Can't this dirty output be filtered down to a usable form?

not likely to the extent you require. .... as I said, this particular type of switcher supply is designed for where a cheap and nasty
DC supply is required that is TOTALLY isolated from the outside world

You really, REALLY need to consider using a more standard PSU


Dave

 

[Mahonroy]

and I am assuming the microcontroller and whatever it controls is outside the box ?
and you didn't answer my comment about the antenna ?

both these are places where some one could be exposed to mains voltage in fault conditions



not likely to the extent you require. .... as I said, this particular type of switcher supply is designed for where a cheap and nasty
DC supply is required that is TOTALLY isolated from the outside world

You really, REALLY need to consider using a more standard PSU


Dave

Nope, everything is inside the box. Including the antenna (its a chip antenna on the PCB). It controls a wall outlet. So you plug this device into the wall, you then plug whatever you want into this device, and then you can control it via RF. There are no switches or antennas or anything, just a input plug and output plug.

Can you give me some recommendations on some more standard PSUs? When I started researching this it looked to be a popular one so I chose it.

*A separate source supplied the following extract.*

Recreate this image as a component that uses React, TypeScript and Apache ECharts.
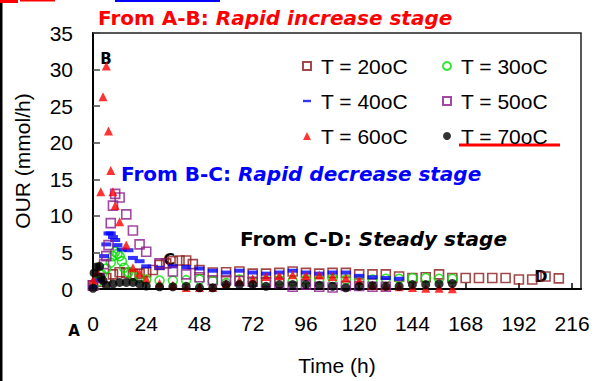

By the way, it turns out my oscilloscope has like 30mV worth of noise on it for some reason...
I disconnected the AC stuff from the board (dremel tool), and rigged it up to a 7805 linear voltage regulator and 9v battery. I still have a wave that is 30-50mV thick. I then disconnected the entire circuit and just left with 7805 linear regulator and battery and it still looked the same...

 

[(*steve*)]

Are you using you oscilloscope properly?

What does the trace look like if you connect the ground clip to the probe tip?

What if you connect it directly across a filter cap on your 7805? (you are using filter caps, right?)